What is Double-entry bookkeeping?
Double-entry bookkeeping is a widely used accounting system that ensures the accuracy of financial records by recording each transaction in two accounts: a debit entry and a corresponding credit entry. This system helps maintain the balance of a company’s financial statements, ensuring that the accounting equation (Assets = Liabilities + Equity) remains in balance. In Switzerland, double-entry bookkeeping is a standard practice for businesses and is mandated for companies with significant operations or that are publicly traded.
Key Features of Double-Entry Bookkeeping
- Dual Recording of Transactions: Each financial transaction is recorded twice—once as a debit and once as a credit. For example, when a company receives cash for services rendered, the cash account (asset) is debited, and the revenue account (income) is credited. This ensures that the accounting equation stays balanced and all aspects of the transaction are properly recorded.
- Account Types: Double-entry bookkeeping involves several types of accounts, such as assets, liabilities, equity, revenues, and expenses. Debits increase asset or expense accounts and decrease liability, equity, or revenue accounts. Credits increase liability, equity, or revenue accounts and decrease asset or expense accounts.

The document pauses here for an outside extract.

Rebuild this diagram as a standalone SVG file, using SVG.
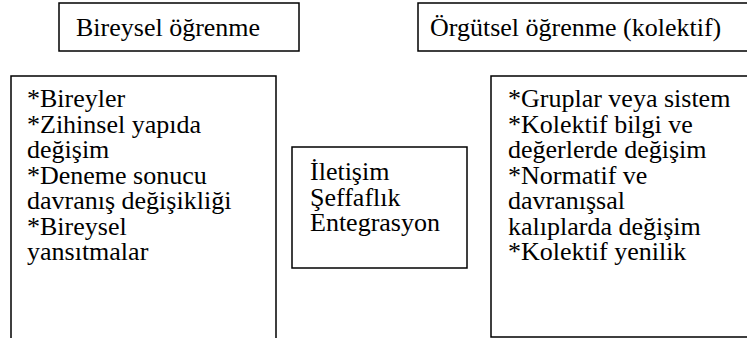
<svg xmlns="http://www.w3.org/2000/svg" width="747" height="338" viewBox="0 0 747 338" font-family="Liberation Serif, Tinos, Times New Roman, serif">
<style>
text{font-family:"Liberation Serif",Tinos,"Times New Roman",serif;font-size:26px;fill:#000}
.box{fill:none;stroke:#000;stroke-width:1.5}
</style>
<rect width="747" height="338" fill="#fff"/>
<g id="title-bireysel">
<rect class="box" x="59" y="3" width="240" height="48"/>
<text x="76" y="36">Bireysel öğrenme</text>
</g>
<g id="title-orgutsel">
<path class="box" d="M747,3 H418 V51 H747"/>
<text x="430" y="36">Örgütsel öğrenme (kolektif)</text>
</g>
<g id="bireysel">
<path class="box" d="M11,338 V76 H276 V338"/>
<text x="27" y="107">*Bireyler</text>
<text x="27" y="132.5">*Zihinsel yapıda</text>
<text x="27" y="158">değişim</text>
<text x="27" y="183.5">*Deneme sonucu</text>
<text x="27" y="209">davranış değişikliği</text>
<text x="27" y="234.5">*Bireysel</text>
<text x="27" y="260">yansıtmalar</text>
</g>
<g id="orgutsel">
<path class="box" d="M747,76 H491 V337 H747"/>
<text x="508" y="107">*Gruplar veya sistem</text>
<text x="508" y="132.5">*Kolektif bilgi ve</text>
<text x="508" y="158">değerlerde değişim</text>
<text x="508" y="183.5">*Normatif ve</text>
<text x="508" y="209">davranışsal</text>
<text x="508" y="234.5">kalıplarda değişim</text>
<text x="508" y="260">*Kolektif yenilik</text>
</g>
<g id="iletisim">
<rect class="box" x="292" y="147" width="175" height="121"/>
<text x="310" y="180">İletişim</text>
<text x="310" y="205.5">Şeffaflık</text>
<text x="310" y="231">Entegrasyon</text>
</g>
<g id="connectors"></g>
</svg>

- Financial Accuracy: The double-entry system helps identify errors, as each transaction must balance. If the total debits do not equal the total credits, an error is indicated, making it easier for accountants to spot and correct mistakes.
Double-Entry Bookkeeping in Switzerland
In Switzerland, double-entry bookkeeping is required by law for companies with a certain level of annual revenue or those that are incorporated as legal entities such as a GmbH (limited liability company) or AG (public limited company). The Swiss Code of Obligations and Swiss accounting standards (Swiss GAAP) mandate the use of double-entry bookkeeping to ensure transparency and reliability in financial reporting.
- Legal Compliance: Swiss businesses must adhere to the accounting requirements set by the Swiss Code of Obligations, which includes maintaining accurate records through double-entry bookkeeping. This is especially important for companies preparing for audits or reporting to tax authorities.
- Taxation and Reporting: Double-entry bookkeeping provides a clear and systematic way of recording financial transactions, which is essential for accurate tax reporting and financial statement preparation. Swiss tax authorities rely on financial statements that are prepared using double-entry bookkeeping to assess corporate income tax liabilities and ensure compliance with tax laws.
Double-entry bookkeeping is fundamental to the integrity of financial reporting in Switzerland, offering businesses a structured and error-resistant method of tracking their financial activities. It provides transparency for stakeholders, including investors, regulators, and tax authorities, and helps ensure that companies comply with Swiss accounting and tax regulations.